When looking back on the season, some major failings come to the front of the mind. Firstly, there was the sweep in New York that dually propelled the Yankees, who never looked back, and unwound the Red Sox. That was actually the culmination of a very slow start to the second half. More importantly, the team limped into the playoffs after really struggling down the stretch. However, the Red Sox did win 95 games and began the season with eight straight victories over the Yankees. The core of the team delivered as they were expected to, but they flamed out of the playoffs because the complementary players never seemed to gel to complete the team.
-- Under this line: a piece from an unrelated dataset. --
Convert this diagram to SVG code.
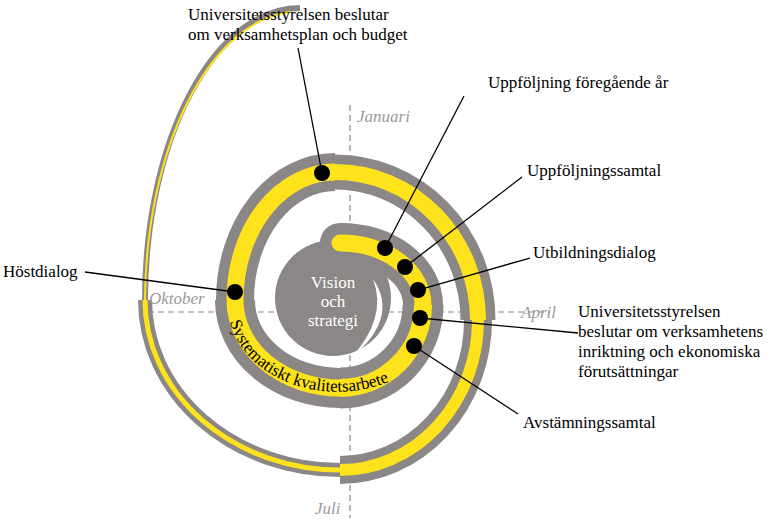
<svg xmlns="http://www.w3.org/2000/svg" width="781" height="526" viewBox="0 0 781 526">
<style>
.g{fill:none;stroke:#8b8786}
.y{fill:none;stroke:#fde21c}
.lbl{font-family:'Liberation Serif','DejaVu Serif','Times New Roman',serif;font-size:17px;fill:#000}
.mon{font-family:'Liberation Serif','DejaVu Serif','Times New Roman',serif;font-size:17px;font-style:italic;fill:#9a9a9a}
.ax{stroke:#8b8786;stroke-width:1.2;stroke-dasharray:6 4;fill:none}
.ln{stroke:#000;stroke-width:1.3;fill:none}
.dot{fill:#000}
</style>
<rect width="781" height="526" fill="#fff"/>
<g id="axes">
<line class="ax" x1="350" y1="105" x2="350" y2="518"/>
<line class="ax" x1="148" y1="312" x2="550" y2="312"/>
</g>
<g id="spiral">
<path class="g" stroke-width="40" stroke-linecap="round" d="M340,243 A83 62 0 0 1 423,305"/>
<path class="g" stroke-width="41" d="M423,305 A83 83 0 0 1 340,388"/>
<path class="g" stroke-width="40" d="M340,388 A105 88 0 0 1 235,300"/>
<path class="g" stroke-width="38" d="M235,300 A100 128 0 0 1 335,172"/>
<path class="g" stroke-width="35" d="M335,172 A143 148 0 0 1 478,320"/>
<path class="g" stroke-width="28" d="M478,320 A138 150 0 0 1 340,470"/>
<path class="g" stroke-width="14" d="M340,470 A195 170 0 0 1 145,300"/>
<path class="g" stroke-width="6" d="M145,300 A155 292 0 0 1 300,8"/>
<circle cx="333" cy="298" r="58" fill="#8b8786"/>
<path d="M373,279 Q400,318 350,359 Q388,318 373,279 Z" fill="#fff"/>
<path class="y" stroke-width="17" stroke-linecap="round" d="M340,243 A83 62 0 0 1 423,305"/>
<path class="y" stroke-width="18" d="M423,305 A83 83 0 0 1 340,388"/>
<path class="y" stroke-width="17" d="M340,388 A105 88 0 0 1 235,300"/>
<path class="y" stroke-width="17" d="M235,300 A100 128 0 0 1 335,172"/>
<path class="y" stroke-width="16" d="M335,172 A143 148 0 0 1 478,320"/>
<path class="y" stroke-width="12" d="M478,320 A138 150 0 0 1 340,470"/>
<path class="y" stroke-width="5" d="M340,470 A195 170 0 0 1 145,300"/>
<path class="y" stroke-width="2" d="M145,300 A155 292 0 0 1 290,12"/>
</g>
<g id="center">
<text class="lbl" font-size="18" text-anchor="middle" style="fill:#fff"><tspan x="333" y="288">Vision</tspan><tspan x="333" y="307">och</tspan><tspan x="333" y="326">strategi</tspan></text>
<path id="tp" d="M229,318 A110 88 0 0 0 420,362" fill="none"/>
<text class="lbl" font-size="16"><textPath href="#tp" startOffset="4">Systematiskt kvalitetsarbete</textPath></text>
</g>
<g id="months">
<text class="mon" x="357" y="122">Januari</text>
<text class="mon" x="149" y="304">Oktober</text>
<text class="mon" x="521" y="318">April</text>
<text class="mon" x="315" y="514">Juli</text>
</g>
<g id="connectors">
<line class="ln" x1="298" y1="48" x2="322" y2="173"/>
<line class="ln" x1="464" y1="96" x2="385" y2="248"/>
<line class="ln" x1="522" y1="177" x2="405" y2="267"/>
<line class="ln" x1="530" y1="258" x2="418" y2="290"/>
<line class="ln" x1="578" y1="333" x2="420" y2="318"/>
<line class="ln" x1="518" y1="414" x2="414" y2="346"/>
<line class="ln" x1="85" y1="272" x2="235" y2="292"/>
</g>
<g id="dots">
<circle class="dot" cx="322" cy="173" r="8"/>
<circle class="dot" cx="385" cy="248" r="8"/>
<circle class="dot" cx="405" cy="267" r="8"/>
<circle class="dot" cx="418" cy="290" r="8"/>
<circle class="dot" cx="420" cy="318" r="8"/>
<circle class="dot" cx="414" cy="346" r="8"/>
<circle class="dot" cx="235" cy="292" r="8"/>
</g>
<g id="n-budget"><text class="lbl"><tspan x="188" y="20">Universitetsstyrelsen beslutar</tspan><tspan x="188" y="40">om verksamhetsplan och budget</tspan></text></g>
<g id="n-uppfar"><text class="lbl" x="488" y="88">Uppföljning föregående år</text></g>
<g id="n-uppsamt"><text class="lbl" x="527" y="176">Uppföljningssamtal</text></g>
<g id="n-utb"><text class="lbl" x="533" y="258">Utbildningsdialog</text></g>
<g id="n-inrikt"><text class="lbl"><tspan x="578" y="317">Universitetsstyrelsen</tspan><tspan x="578" y="337">beslutar om verksamhetens</tspan><tspan x="578" y="357">inriktning och ekonomiska</tspan><tspan x="578" y="377">förutsättningar</tspan></text></g>
<g id="n-avst"><text class="lbl" x="523" y="428">Avstämningssamtal</text></g>
<g id="n-host"><text class="lbl" x="3" y="277">Höstdialog</text></g>
</svg>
The Red Sox seemed to have one leak after another; when one player got healthy, another got hurt or when one finally got on track, another went off the rails.
Grade: B-. The Red Sox of 2009 were a good team, as evidenced by those 95 wins and Wild Card playoff berth, but seemed to be lacking something. Most of the key players remained from last season’s ALCS team (Bay, Pedroia, Youkilis, Beckett, Lester, and Papelbon in particular), but were hit hard with injuries and inconsistent play they just could never seem to resolve. Of course, the Yankees improved greatly in the offseason, leapfrogging the Red Sox, but that does not excuse the Red Sox finish, which precluded them from a higher grade.
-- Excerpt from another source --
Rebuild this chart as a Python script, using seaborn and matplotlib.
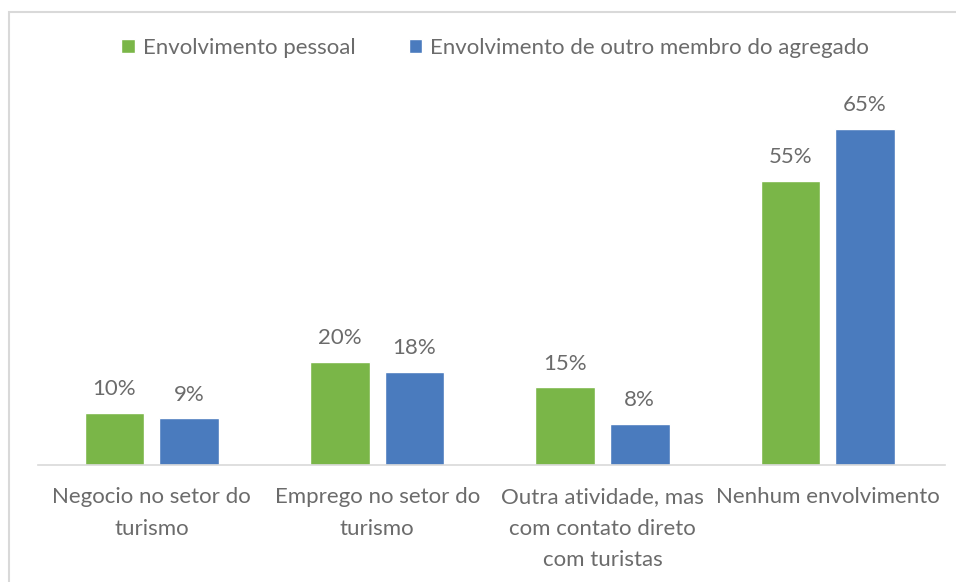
import pandas as pd
import matplotlib
matplotlib.use("Agg")
import matplotlib.pyplot as plt
import seaborn as sns
from matplotlib.patches import Rectangle

categories = ["Negocio no setor do\nturismo",
              "Emprego no setor do\nturismo",
              "Outra atividade, mas\ncom contato direto\ncom turistas",
              "Nenhum envolvimento"]
series = ["Envolvimento pessoal", "Envolvimento de outro membro do agregado"]
pessoal = [10, 20, 15, 55]
outro_membro = [9, 18, 8, 65]

df = pd.DataFrame({
    "categoria": categories * 2,
    "serie": [series[0]] * 4 + [series[1]] * 4,
    "valor": pessoal + outro_membro,
})

sns.set_theme(style="white")
plt.rcParams["font.family"] = ["Lato", "DejaVu Sans"]
grey = "#6b6b6b"

fig = plt.figure(figsize=(9.56, 5.82), dpi=100)
ax = fig.add_axes([38 / 956, 117 / 582, 907 / 956, (582 - 117 - 103) / 582])

sns.barplot(data=df, x="categoria", y="valor", hue="serie",
            palette=["#7AB648", "#4A7BBE"], width=0.662, gap=0.2,
            saturation=1, ax=ax)

for cont in ax.containers:
    ax.bar_label(cont, fmt="%d%%", padding=10, color=grey, fontsize=16)

ax.set_ylim(0, 70)
ax.set_xlim(-0.505, 3.52)
ax.set_yticks([])
ax.set_xticks(range(len(categories)))
ax.set_xticklabels(categories, linespacing=1.72)
ax.set_xlabel("")
ax.set_ylabel("")
for s in ["top", "right", "left"]:
    ax.spines[s].set_visible(False)
ax.spines["bottom"].set_color("#d9d9d9")
ax.spines["bottom"].set_linewidth(1.2)
ax.tick_params(axis="x", length=0, pad=16, labelsize=16, labelcolor=grey)

ax.legend(loc="center", bbox_to_anchor=(495 / 956, 1 - 48 / 582),
          bbox_transform=fig.transFigure, ncol=2, frameon=False,
          handlelength=0.6, handleheight=0.6, handletextpad=0.35,
          columnspacing=2.4, fontsize=16, labelcolor=grey)

fig.patches.append(Rectangle((9 / 956, -0.1), 2, 1 - 12 / 582 + 0.1,
                             transform=fig.transFigure, fill=False,
                             edgecolor="#d9d9d9", linewidth=1.5))

fig.savefig("out.png", dpi=100)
Beckett was the consummate No. 1 starter and gets the nod by a slight edge over Jon Lester (who was last year’s winner). Beckett was 17-6 with 20 quality starts, 199 whiffs (he has never had 200 in a season), a 3.86 ERA, and a 1.19 WHIP. Lester’s line was similar and looks better in quality starts and K’s: 15-8, 23 QS, 225 K, 3.41 ERA, 1.23 WHIP. However, Beckett was simply dominant in one area, going 7-1 in starts after a Red Sox loss, while Lester was a great 7-3. That ability to end losing streaks defines an ace and Beckett was that this season. Lester was a close second and Jacoby Ellsbury gets my third place vote. Though many regulars like Pedroia and Youkilis had good seasons, they came down from last season’s high water marks while Ellsbury was about the only regular to improve: OBP up from .336 to .355, steals up from 50 to 70, and his defense is stellar.
With the contract and expectations, Dice-K really failed to deliver. His injury and subsequent disagreements with the Red Sox over treatment made his absence longer than expected. He came back strong at the tail end of the season, so perhaps brighter days are ahead in 2010. Some could argue for Varitek, but the expectations were lower, so that mitigates his performance woes when it comes to this “award.” Ortiz could also be in the picture, but with his drop-off actually coming last season, Papi managed to improve his power numbers this season, but this level of production could be the new normal for the DH. His strong second half helped him here as well.